I watch myself making every change I can and I watch most of the world around me continuing – even increasing speed and intensity – headlong into the very practices and behaviors we have complete control over that will lead to cognitive impairment.

I have sounded the warning here many times. But I realize that I’m just talking to myself. Nobody else cares, it seems.

At times, I wonder why I care if nobody else does. Talking to yourself is a waste of time, so I often wonder if I’m just wasting my time with this blog. Maybe I am.

But I keep doing the blog because if it helps just one other person on the planet, then that’s one person out of 7.5 billion people that I’ve been able to serve and if I stop, then I stop serving. My conscience and who I am won’t let me do that.

And even if nobody wants to hear it now, maybe in a few years, when I’m dead and gone, and their families are watching them go through the journey of dementias, their families will find this blog and it will help them.

If I leave a legacy, this might be it. I don’t have high hopes for any legacy. People are so hedonistic and narcissistic now that they don’t pay any attention to anything serious or important. I can only imagine that will get worse in the future too.

But even if there’s no use for this information, at least I know I’m doing the best I can to pay what I’ve learned forward and try to help others. The choice of whether they want to learn or ignore is theirs, not mine.

C’est la vie.

“Being Mortal” by Dr. Atul Gawande: Book Review and Recommendation

Being Mortal Book ReviewAfter watching PBS’s Frontline program “Being Mortal” with Dr. Atul Gawande, I knew I wanted to read this book with the same name.

It didn’t disappoint. Having intimately walked through aging and the end of life with both of my parents up close and personally, I could nod my head at much of what Dr. Gawande said about life and medicine as it exists today and how it should be instead. Surprisingly, I found some comfort in knowing that my parents and I – although many times it seemed like a David and Goliath battle – together took the right and the best approach toward both.

Everybody should read this book.

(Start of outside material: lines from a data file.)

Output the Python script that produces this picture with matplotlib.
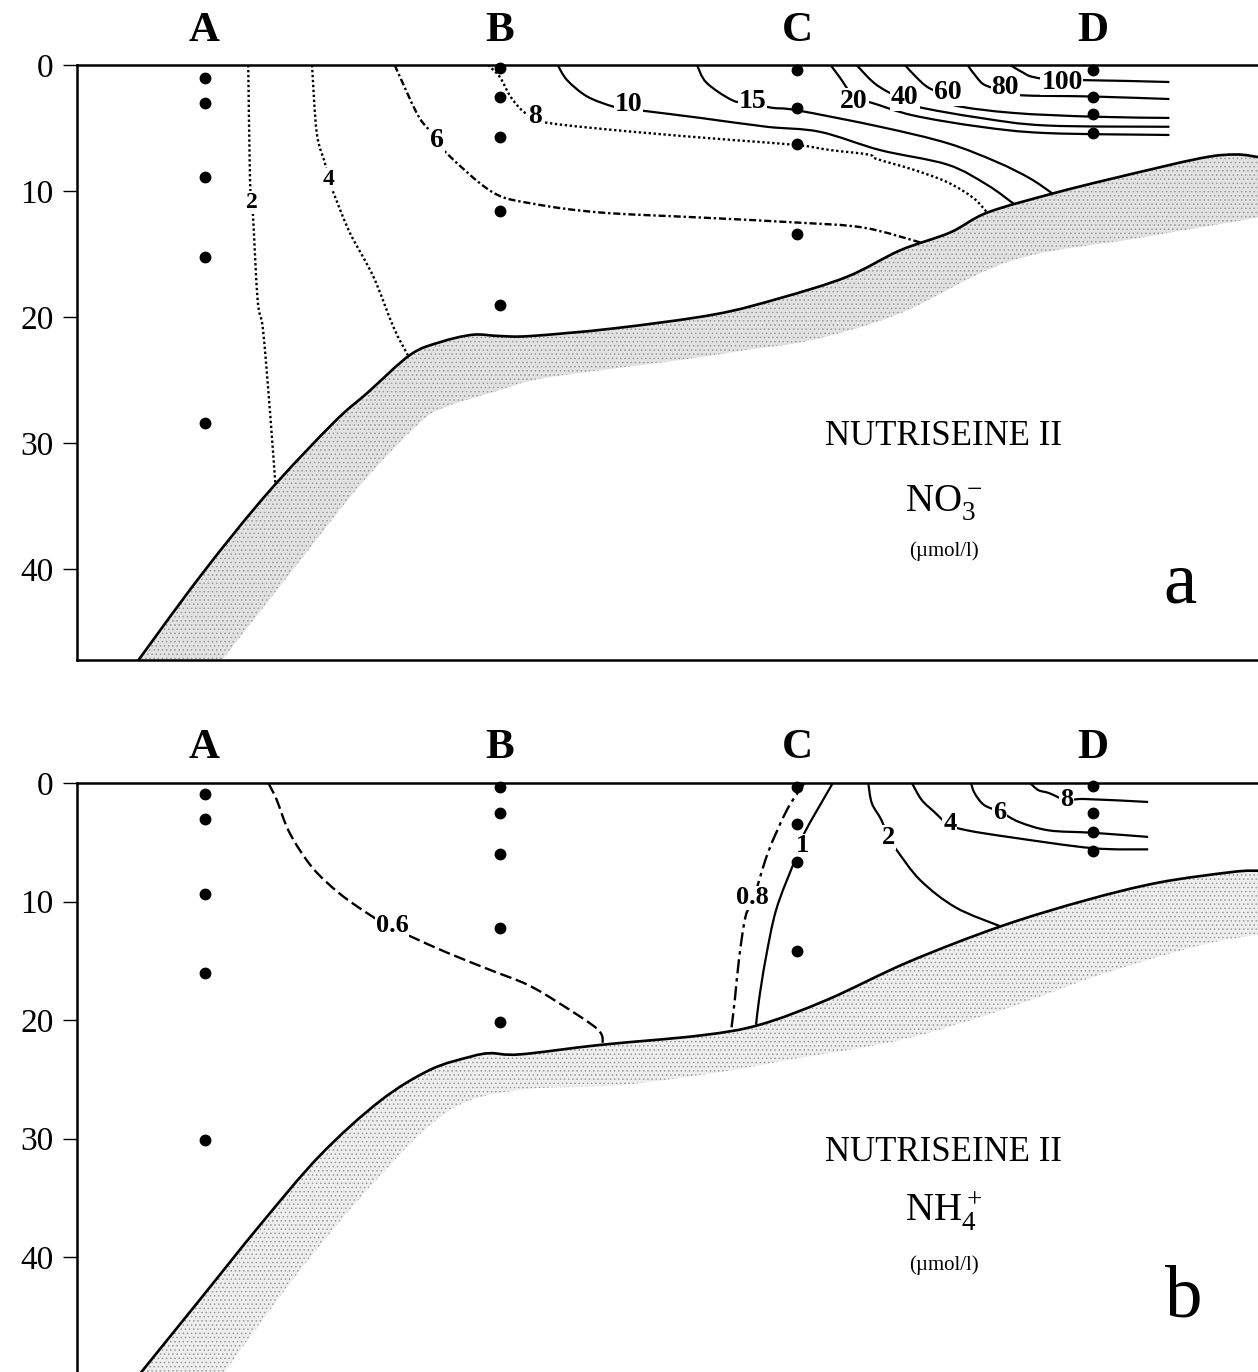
import matplotlib
matplotlib.use("Agg")
import matplotlib.pyplot as plt
from matplotlib.path import Path
from matplotlib.patches import PathPatch

plt.rcParams['font.family'] = 'Liberation Serif'
plt.rcParams['mathtext.fontset'] = 'custom'
plt.rcParams['mathtext.rm'] = 'Liberation Serif'
plt.rcParams['hatch.linewidth'] = 0.6

# stations along the section (distance units) and sampling depths (m)
stations  = ['A', 'B', 'C', 'D']
station_x = [10.8, 35.8, 61.0, 86.0]
samples_a = [[1.0, 3.0, 8.9, 15.2, 28.4],
             [0.25, 2.5, 5.7, 11.6, 19.0],
             [0.4, 3.4, 6.3, 13.4],
             [0.4, 2.5, 3.9, 5.4]]
samples_b = [[0.9, 3.0, 9.4, 16.0, 30.1],
             [0.3, 2.5, 6.0, 12.2, 20.2],
             [0.3, 3.5, 6.7, 14.2],
             [0.25, 2.5, 4.1, 5.7]]

# sea bed (top line) and lower edge of the sediment band
bed_a_x   = [4.2, 10.4, 16.1, 21.7, 24.6, 28.2, 30.7, 33.5, 35.8, 38.4, 45.4, 53.9,
             59.5, 65.2, 69.7, 73.9, 77.1, 82.6, 87.7, 95.1, 98.1, 100]
bed_a_d   = [48.5, 40.6, 34.0, 28.4, 26.0, 23.0, 22.0, 21.4, 21.5, 21.5, 20.9, 19.8,
             18.5, 16.8, 14.7, 13.3, 11.7, 10.2, 9.0, 7.4, 7.1, 7.3]
sed_a_x   = [11.2, 18.9, 24.0, 29.0, 31.3, 35.8, 39.8, 51.1, 56.7, 62.3, 69.7, 79.2, 90.1, 100]
sed_a_d   = [48.5, 39.3, 33.3, 28.4, 27.1, 25.8, 24.8, 23.4, 22.6, 21.8, 19.7, 15.5, 13.7, 12.1]

bed_b_x   = [4.8, 10.4, 15.5, 20.6, 25.7, 29.9, 33.3, 35.0, 37.5, 44.3, 52.8, 57.8,
             63.5, 70.4, 78.2, 85.4, 91.6, 97.9, 100]
bed_b_d   = [50.5, 43.6, 37.3, 31.4, 26.8, 24.2, 23.1, 22.8, 22.9, 22.1, 21.3, 20.4,
             18.3, 15.1, 12.1, 9.9, 8.4, 7.5, 7.4]
sed_b_x   = [11.9, 18.9, 25.7, 31.6, 37.5, 46.0, 54.4, 61.2, 69.7, 78.2, 86.6, 95.1, 100]
sed_b_d   = [50.5, 41.1, 33.1, 27.6, 25.9, 25.5, 24.4, 23.2, 21.7, 19.2, 16.2, 13.7, 12.8]

# NO3- isolines (umol/l)
no3_labels = ['2', '4', '6', '8', '10', '15', '20', '40', '60', '80', '100']
no3_x = [[14.5, 14.65, 14.8, 14.9, 15.3, 15.75, 16.35, 16.8],
         [19.9, 20.3, 21.0, 21.25, 21.7, 23.1, 25.1, 26.8, 28.0],
         [26.9, 27.35, 29.0, 30.5, 31.3, 35.2, 38.6, 44.3, 52.8, 61.0, 66.6, 71.5],
         [34.8, 35.8, 36.7, 37.8, 38.8, 39.9, 47.1, 55.5, 61.0, 63.8, 67.0, 67.7,
          70.8, 73.7, 75.9, 77.1],
         [40.7, 41.5, 43.2, 45.4, 46.7, 48.1, 52.8, 58.4, 62.9, 68.0, 73.7, 77.05, 79.3],
         [52.5, 53.3, 55.5, 57.2, 58.9, 61.0, 68.0, 73.7, 77.9, 80.7, 82.6],
         [63.8, 64.6, 65.5, 66.5, 67.3, 70.8, 76.5, 82.1, 92.5],
         [66.0, 67.4, 68.6, 70.1, 71.1, 76.5, 82.1, 92.5],
         [70.1, 71.1, 72.1, 73.75, 74.3, 79.25, 86.0, 92.5],
         [75.4, 76.2, 76.9, 78.6, 79.85, 86.0, 92.5],
         [79.0, 80.1, 80.95, 83.4, 85.2, 92.5]]
no3_d = [[0, 9.1, 10.9, 11.9, 18.7, 21.0, 27.6, 33.3],
         [0, 5.4, 7.8, 9.1, 10.1, 13.3, 16.8, 20.8, 23.0],
         [0, 0.95, 4.2, 5.8, 7.0, 10.1, 11.0, 11.7, 12.1, 12.5, 12.9, 14.1],
         [0, 0.95, 2.5, 3.7, 4.1, 4.6, 5.3, 5.95, 6.35, 6.75, 7.1, 7.45,
          8.3, 9.3, 10.55, 11.75],
         [0, 1.2, 2.5, 3.3, 3.5, 3.65, 4.2, 4.9, 5.3, 6.75, 7.9, 9.5, 11.0],
         [0, 1.4, 2.8, 3.1, 3.4, 3.6, 4.9, 6.2, 7.7, 9.0, 10.2],
         [0, 1.0, 2.2, 2.9, 3.0, 4.0, 4.9, 5.4, 5.55],
         [0, 1.35, 2.1, 2.75, 3.3, 4.2, 4.8, 4.9],
         [0, 1.0, 1.8, 2.5, 3.2, 3.8, 4.1, 4.2],
         [0, 1.0, 1.6, 2.1, 2.4, 2.5, 2.7],
         [0, 0.6, 0.95, 1.3, 1.2, 1.35]]
no3_lab_x = [14.8, 21.3, 30.5, 38.8, 46.7, 57.2, 65.8, 70.1, 73.75, 78.6, 83.4]
no3_lab_d = [10.9, 9.1, 5.95, 4.1, 3.1, 2.9, 2.9, 2.6, 2.2, 1.75, 1.35]

# NH4+ isolines (umol/l)
nh4_labels = ['0.6', '0.8', '1', '2', '4', '6', '8']
nh4_x = [[16.2, 16.9, 18.0, 19.9, 22.2, 24.6, 26.6, 28.6, 31.3, 35.05, 38.1, 40.7, 44.1, 44.5],
         [61.6, 60.1, 58.5, 57.3, 56.6, 56.05, 55.7, 55.4],
         [64.0, 61.6, 61.4, 60.7, 59.2, 58.3, 57.75, 57.5],
         [67.0, 67.3, 68.1, 68.7, 69.4, 71.4, 74.4, 78.2],
         [70.7, 71.5, 72.6, 73.8, 75.4, 79.2, 86.0, 90.7],
         [75.7, 76.0, 76.8, 78.2, 79.8, 82.3, 86.0, 90.7],
         [80.7, 81.4, 82.3, 83.8, 85.3, 90.7]]
nh4_d = [[0, 1.4, 4.2, 7.1, 9.3, 11.0, 12.2, 13.1, 14.3, 15.8, 17.0, 18.5, 20.8, 22.1],
         [0, 2.3, 5.9, 9.7, 11.3, 14.9, 18.3, 20.8],
         [0, 4.2, 5.2, 6.75, 10.7, 14.9, 18.3, 20.4],
         [0, 1.7, 3.1, 4.6, 5.65, 8.2, 10.5, 12.1],
         [0, 1.4, 2.45, 3.5, 4.0, 4.6, 5.5, 5.6],
         [0, 0.85, 1.85, 2.45, 3.3, 4.0, 4.2, 4.55],
         [0, 0.6, 0.85, 1.45, 1.35, 1.6]]
nh4_lab_x = [26.7, 57.2, 61.4, 68.7, 73.9, 78.1, 83.8]
nh4_lab_d = [12.0, 9.7, 5.3, 4.6, 3.4, 2.5, 1.4]

depth_ticks = [0, 10, 20, 30, 40]

DOT = (0, (1, 1.1))
DASHDOT = (0, (3, 1.2, 1, 1.2))
no3_styles = [DOT, DOT, DASHDOT, DOT, '-', '-', '-', '-', '-', '-', '-']
no3_sizes = [17, 17, 20, 20, 20, 20, 20, 20, 20, 20, 20]
nh4_styles = [(0, (5, 2)), (0, (6, 2, 1.5, 2)), '-', '-', '-', '-', '-']
nh4_sizes = [19, 19, 19, 19, 19, 19, 19]


def smooth_path(xs, ys):
    # Catmull-Rom curve through the read points, drawn as cubic Bezier segments
    pts = list(zip(xs, ys))
    verts = [pts[0]]
    codes = [Path.MOVETO]
    n = len(pts)
    for i in range(n - 1):
        p0 = pts[max(i - 1, 0)]
        p1 = pts[i]
        p2 = pts[i + 1]
        p3 = pts[min(i + 2, n - 1)]
        c1 = (p1[0] + (p2[0] - p0[0]) / 6, p1[1] + (p2[1] - p0[1]) / 6)
        c2 = (p2[0] - (p3[0] - p1[0]) / 6, p2[1] - (p3[1] - p1[1]) / 6)
        verts += [c1, c2, p2]
        codes += [Path.CURVE4] * 3
    return Path(verts, codes)


def draw_curve(ax, xs, ys, **kw):
    ax.add_patch(PathPatch(smooth_path(xs, ys), fill=False, edgecolor='k',
                           capstyle='butt', **kw))


def draw_panel(ax, ymax, samples, bed_x, bed_d, sed_x, sed_d,
               lx, ld, labels, lab_x, lab_d, styles, sizes, face, st_y):
    ax.set_xlim(0, 100)
    ax.set_ylim(ymax, 0)

    # sediment band: sea bed line, then back along the lower edge
    top = smooth_path(bed_x, bed_d)
    low = smooth_path(sed_x[::-1], sed_d[::-1])
    band = Path(list(top.vertices) + list(low.vertices),
                list(top.codes) + [Path.LINETO] + list(low.codes)[1:])
    ax.add_patch(PathPatch(band, facecolor=face, edgecolor='#9a9a9a', hatch='....',
                           linewidth=0, zorder=1))
    draw_curve(ax, bed_x, bed_d, lw=1.9, zorder=3)

    for xs, ds, ls in zip(lx, ld, styles):
        draw_curve(ax, xs, ds, lw=1.6 if ls == '-' else 1.7, ls=ls, zorder=2)
    for lab, x, d, fs in zip(labels, lab_x, lab_d, sizes):
        ax.text(x, d, lab, ha='center', va='center', fontsize=fs, fontweight='bold',
                bbox=dict(fc='white', ec='none', pad=0.6), zorder=4)

    for sx, deps in zip(station_x, samples):
        ax.plot([sx] * len(deps), deps, 'o', color='k', ms=7.5, zorder=5, clip_on=False)

    for name, sx in zip(stations, station_x):
        ax.text(sx, st_y, name, ha='center', va='baseline', fontsize=31,
                fontweight='bold')

    ax.set_xticks([])
    ax.set_yticks(depth_ticks)
    ax.tick_params(axis='y', direction='out', length=10, width=1, pad=7, labelsize=24)
    ax.spines['right'].set_visible(False)
    for s in ['left', 'top', 'bottom']:
        ax.spines[s].set_linewidth(1.8)


fig = plt.figure(figsize=(12.58, 13.72), dpi=100)
ax_a = fig.add_axes([77 / 1258, 1 - 660 / 1372, 1 - 77 / 1258, 595 / 1372])
ax_b = fig.add_axes([77 / 1258, 0, 1 - 77 / 1258, 589 / 1372])

draw_panel(ax_a, 47.2, samples_a, bed_a_x, bed_a_d, sed_a_x, sed_a_d,
           no3_x, no3_d, no3_labels, no3_lab_x, no3_lab_d, no3_styles, no3_sizes,
           '#e2e2e2', -1.9)
draw_panel(ax_b, 49.7, samples_b, bed_b_x, bed_b_d, sed_b_x, sed_b_d,
           nh4_x, nh4_d, nh4_labels, nh4_lab_x, nh4_lab_d, nh4_styles, nh4_sizes,
           '#eeeeee', -2.1)
ax_b.spines['bottom'].set_visible(False)

# annotations
for ax, ion, ys in [(ax_a, r'$\mathregular{NO_3^-}$', [0.361, 0.249, 0.175]),
                    (ax_b, r'$\mathregular{NH_4^+}$', [0.358, 0.255, 0.173])]:
    ax.text(0.734, ys[0], 'NUTRISEINE II', transform=ax.transAxes, ha='center',
            va='baseline', fontsize=25)
    ax.text(0.734, ys[1], ion, transform=ax.transAxes, ha='center',
            va='baseline', fontsize=28)
    ax.text(0.734, ys[2], '(\u00b5mol/l)', transform=ax.transAxes, ha='center',
            va='baseline', fontsize=15)
ax_a.text(0.934, 0.096, 'a', transform=ax_a.transAxes, ha='center', va='baseline',
          fontsize=54)
ax_b.text(0.937, 0.095, 'b', transform=ax_b.transAxes, ha='center', va='baseline',
          fontsize=54)

fig.savefig('out.png', dpi=100)
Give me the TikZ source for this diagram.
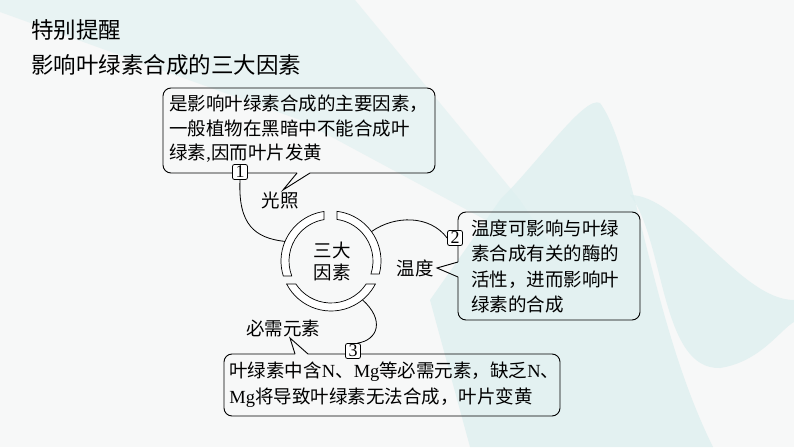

It highlights one of my mantras about living: quantity doesn’t equal quality and in the end, if there’s no quality, there’s no life.

We Americans especially are on this eternal quest to cheat aging (and spend who knows how much money on one gimmick after another to try to sidestep it or avoid it altogether), so we ignore the inevitable fact that this body is temporary and it starts failing us gradually and slowly from the day we are born.

And because we ignore the aging process, we do not plan and are not prepared – nor, for the most part, is society – for the changes that need to be made, while preserving independence, vitality, and purpose, when we reach the point of physical breakdown where we need help.

We Americans also have been so removed from the process of dying that we literally treat death as an abnormality instead of the expected and intended end of all humans.

Medicine has accommodated this and public policy and insurance companies have thrown their support behind this quest for “a little more time.” What buying a little more time has cost us is a lot of money, more harm than good (the cure is often far worse than the disease), and the loss of quality of life.

Dr. Gawande refocuses aging and end of life through a difference lens. He poses the questions most people, including medical professionals, don’t want to ask, but should ask. And we should answer.

Some of us will die suddenly – the reality is that no death is unexpected, because that’s the end game for all of us. Even if we die suddenly though, there are many things we need to have in place to make our deaths as easy on whoever will be taking care of our affairs afterwards as possible.

If we die suddenly then we may be too young to have to plan for aging well. But many of us will live long enough to come face to face with the aging process. Without a plan, all bets are off.

If we want control over how our lives go when we age to the point where we need help and we want control over how our final years, months, weeks, days on this earth unfold in terms of what’s most important to us (family, friends, faith, being at home, etc.), then today is the day to start thinking about it, plan for it, and make our decisions known to everyone who needs to know.